While I don't appreciate the artificial differences between the devices, part of the problem is not really Microsoft/Nokia's fault. Because of the way most people buy phones in the United States, the real world price difference between a high-end phone and a midmarket device is negligible. That is, few people are buying phones outright here as they do in Europe and elsewhere. We're all about mortgaging our futures in the US, so we just care about the monthly bill and two-year contracts. And spread out over two years, what's a few more bucks? You may as well just get that iPhone 6 or Note 4 or whatever, and not some dumbed-down Lumia.
And on that note, I'm pretty sure these new Lumias are mostly aimed at international markets, where Microsoft is trying to bump up the average selling price of its phones just a bit. These devices aren't aimed at me or other US buyers, not really.

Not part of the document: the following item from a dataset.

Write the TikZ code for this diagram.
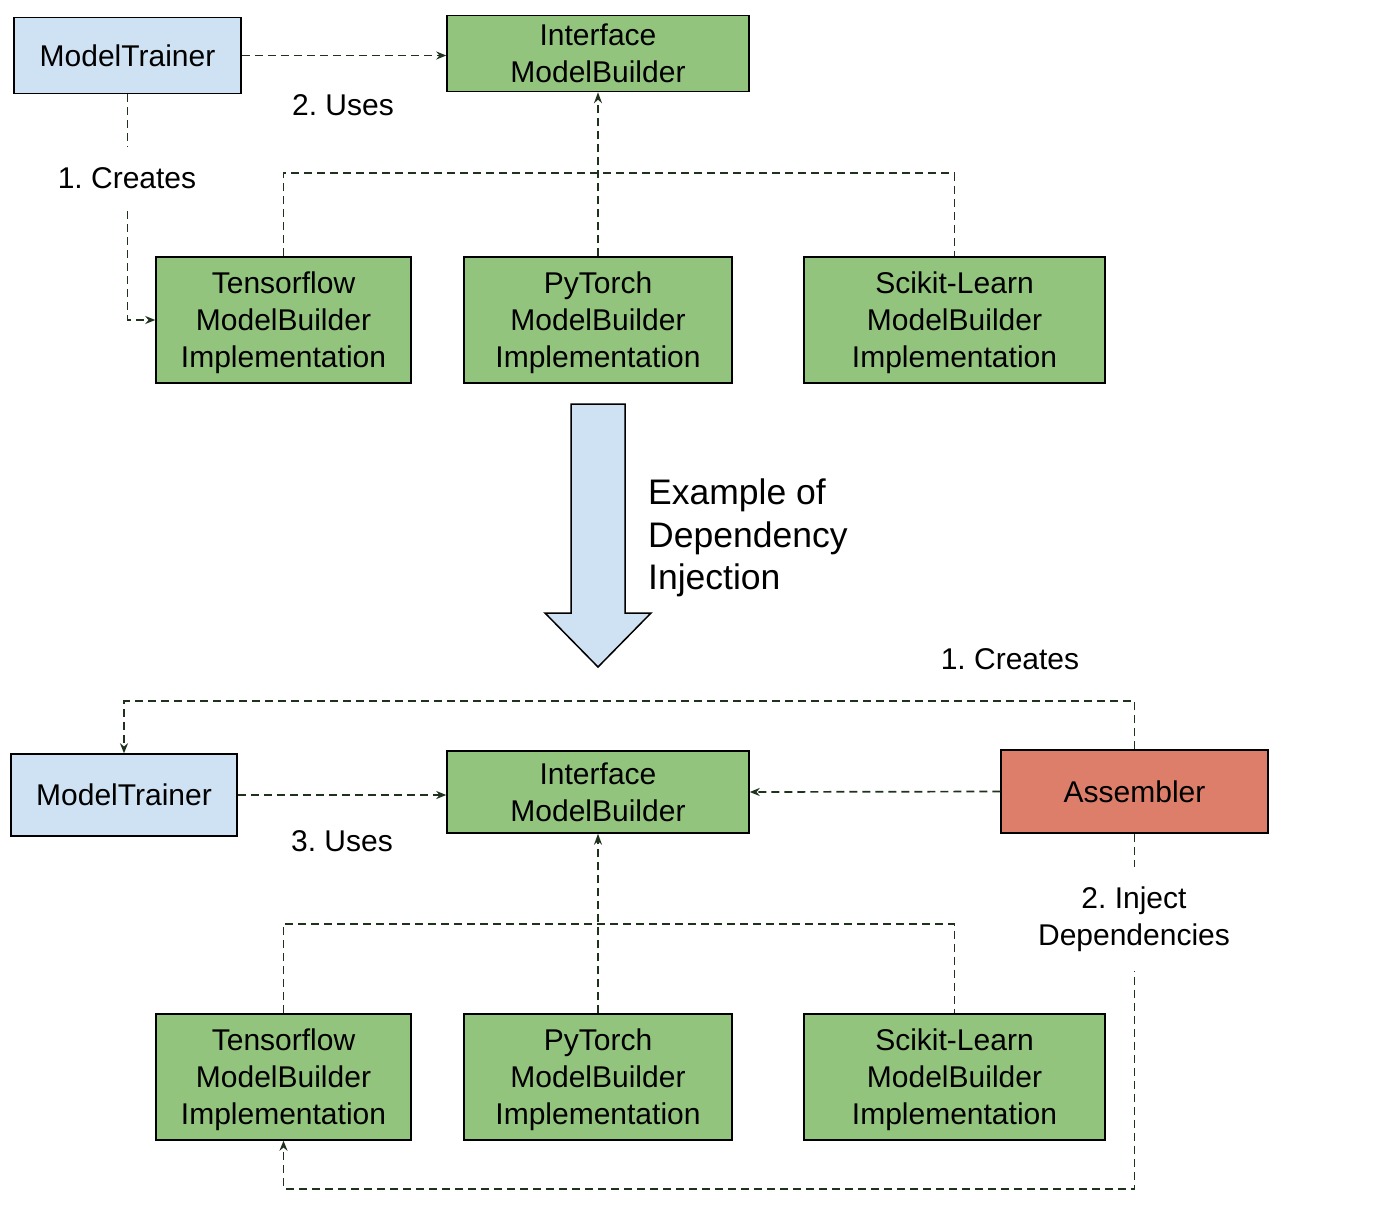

Don't get me wrong, the 830 is fine handset. And I can't render any kind of reasonable verdict until I've used it more and actually know how much this will set you back in the United States. (How we don't yet know the prices of these handsets is unclear to me. Seriously, guys.) But the Lumia 735—like the Lumia 520 and 635 before it—is ... special, for lack of a better term. It hits this sweet spot of size, form factor, weight, screen and personalization. You need to pick one up to understand why that's so. Carry it around. Actually use it. But it has replaced the Lumia 830, for now at least, as my daily driver because I find myself reaching for it over my other choices more and more.
I'll keep testing both, of course. But long story short, the Lumia 830 hasn't surprised me, it's a nice smart phone. But the Lumia 735 really has surprised me. It's special.